Many of the people I spoke with are trying to be proactive and find a way to return to the UK. Most were deported with an out of country right of appeal. Since the royal assent of the Immigration Act 2014, those defined as “foreign criminals” can be deported before they have exhausted their appeal rights, and they are supposed to appeal from their country of origin. The vast majority do not bother. Legal aid is unavailable, given its decimation in the last few years. It is incredibly difficult to communicate with solicitors from abroad, and to get documents together. Very few lawyers I have spoke with have clients appealing from outside of the UK.

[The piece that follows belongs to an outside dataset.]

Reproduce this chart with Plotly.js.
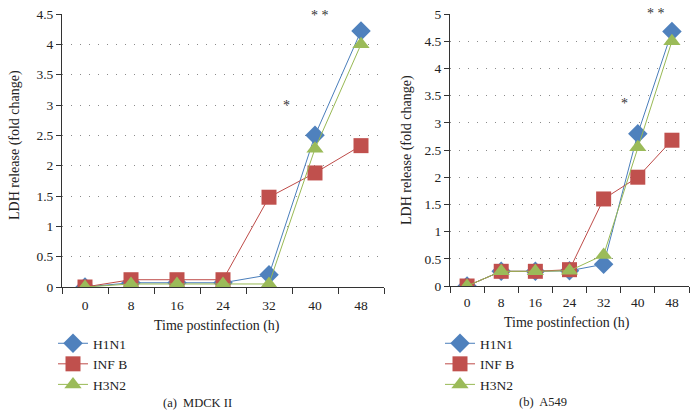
<!DOCTYPE html>
<html>
<head>
<meta charset="utf-8">
<script src="https://cdn.plot.ly/plotly-3.0.1.min.js"></script>
<style>html,body{margin:0;padding:0;background:#fff;}#chart{width:698px;height:416px;}</style>
</head>
<body>
<div id="chart"></div>
<script>
const categories = ['0','8','16','24','32','40','48'];
const seriesNames = ['H1N1','INF B','H3N2'];
// (a) MDCK II
const mdckH1N1 = [0, 0.07, 0.07, 0.07, 0.2, 2.5, 4.22];
const mdckINFB = [0, 0.12, 0.12, 0.12, 1.48, 1.88, 2.33];
const mdckH3N2 = [0, 0.05, 0.05, 0.05, 0.05, 2.28, 4.0];
// (b) A549
const a549H1N1 = [0, 0.27, 0.27, 0.28, 0.4, 2.8, 4.68];
const a549INFB = [0, 0.27, 0.27, 0.3, 1.6, 2.0, 2.68];
const a549H3N2 = [0, 0.27, 0.27, 0.28, 0.57, 2.55, 4.5];
const yTicksA = [0,0.5,1,1.5,2,2.5,3,3.5,4,4.5];
const yTicksB = [0,0.5,1,1.5,2,2.5,3,3.5,4,4.5,5];

const colors = ['#4f81bd','#c0504d','#9bbb59'];
const lineColors = ['#4a7ebb','#be4b48','#98b954'];
const symbols = ['diamond','square','triangle-up'];
const sizes = [15,15,15];
const FONT = 'Liberation Serif, Times New Roman, serif';

function mk(y, i, xa, ya, lg) {
  return {
    x: categories, y: y, type: 'scatter', mode: 'lines+markers',
    name: seriesNames[i], xaxis: xa, yaxis: ya, legend: lg,
    line: {color: lineColors[i], width: 1},
    marker: {color: colors[i], symbol: symbols[i], size: sizes[i], line: {width: 0}}
  };
}
const data = [
  mk(mdckH1N1,0,'x','y','legend'), mk(mdckINFB,1,'x','y','legend'), mk(mdckH3N2,2,'x','y','legend'),
  mk(a549H1N1,0,'x2','y2','legend2'), mk(a549INFB,1,'x2','y2','legend2'), mk(a549H3N2,2,'x2','y2','legend2')
];
const W = 698, H = 416;
const px = v => v / W, py = v => 1 - v / H;
const xCommon = {type:'category', range:[-0.5,6.5], tickson:'boundaries', ticks:'outside', ticklen:6,
  tickcolor:'#333', showline:true, linecolor:'#333', linewidth:1, showgrid:false, zeroline:false,
  tickfont:{family:FONT,size:13.5,color:'#222'}, fixedrange:true};
const yCommon = {ticks:'outside', ticklen:5, tickcolor:'#333', showline:true, linecolor:'#333', linewidth:1,
  showgrid:true, gridcolor:'#8a8a8a', griddash:'1px,8px', gridwidth:1, zeroline:false,
  tickfont:{family:FONT,size:13.5,color:'#222'}, tickmode:'array'};
const legCommon = {font:{family:FONT,size:13.5,color:'#222'}, bgcolor:'rgba(0,0,0,0)', tracegroupgap:0,
  itemwidth:30, xanchor:'left', yanchor:'top', orientation:'v'};
function ann(text, x, y, extra) {
  return Object.assign({text:text, xref:'paper', yref:'paper', x:px(x), y:py(y), xanchor:'center', yanchor:'middle',
    showarrow:false, font:{family:FONT,size:14,color:'#222'}}, extra || {});
}
function star(text, xr, yr, x, y) {
  return {text:text, xref:xr, yref:yr, x:x, y:y, xanchor:'center', yanchor:'middle', showarrow:false,
    font:{family:FONT,size:14,color:'#333'}};
}
const capFont = {family:FONT,size:12.5,color:'#222'};
const layout = {
  width: W, height: H, margin:{l:0,r:0,t:0,b:0}, paper_bgcolor:'#fff', plot_bgcolor:'#fff',
  font:{family:FONT, color:'#222'},
  xaxis: Object.assign({}, xCommon, {domain:[px(62), px(384)], anchor:'y', ticklabelstandoff:6}),
  yaxis: Object.assign({}, yCommon, {domain:[py(287), py(14)], range:[0,4.5], tickvals:yTicksA, ticktext:yTicksA.map(String), anchor:'x'}),
  xaxis2: Object.assign({}, xCommon, {domain:[px(450), px(689)], anchor:'y2', ticklabelstandoff:4}),
  yaxis2: Object.assign({}, yCommon, {domain:[py(286), py(14)], range:[0,5], tickvals:yTicksB, ticktext:yTicksB.map(String), anchor:'x2'}),
  showlegend: true,
  legend: Object.assign({}, legCommon, {x:px(53), y:py(328)}),
  legend2: Object.assign({}, legCommon, {x:px(440), y:py(328)}),
  annotations: [
    ann('LDH release (fold change)', 15, 145, {textangle:-90}),
    ann('LDH release (fold change)', 407, 150, {textangle:-90}),
    ann('Time postinfection (h)', 217, 326),
    ann('Time postinfection (h)', 567, 323),
    ann('(a)  MDCK II', 197, 403, {font:capFont}),
    ann('(b)  A549', 543, 402, {font:capFont}),
    star('*', 'x', 'y', 4.39, 3.0),
    star('* *', 'x', 'y', 5.1, 4.47),
    star('*', 'x2', 'y2', 4.6, 3.36),
    star('* *', 'x2', 'y2', 5.53, 5.0)
  ]
};
Plotly.newPlot('chart', data, layout, {displayModeBar:false, staticPlot:true});
</script>
</body>
</html>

Despite these obstacles, at this stage some people remain hopeful and are working on their appeals. Some have lawyers, others are working with Roots to Return, a nascent organisation set up to help people with this process. No one knows exactly how their appeals will play out, or if they have any chance of success. But it is at least hopeful that people are trying to appeal. We will see if this policy is workable – which perhaps it was never intended to be.

A CONTINUING TRAUMA

For everyone I spoke with, this has been the most unimaginably traumatic few weeks. People are not far from crisis and homelessness, struggling to communicate with partners, children and lawyers in the UK.

Most people won’t find a way to return to the UK; perhaps none of the recent 42 will. There is hope that they can find a way to start again in Jamaica, to slowly build a new home after being wrenched from the only one they had in the world. It takes time, and not everyone will manage it. As long as our dominant fears and fantasies around immigration go unchallenged, it’s hard to see the pace of these deportations slowing – although two weeks of action against deportations being planned for January could be a start..

Omari was the first person I met from the charter, and he was incredibly distressed. He was unable to stand still and spoke of the many injustices that led him here to Jamaica. He rounded off every few minutes by saying frantically, “I just need to get back to my son, believe me, I just need to get back to my son and my girl.” I hope he finds a way.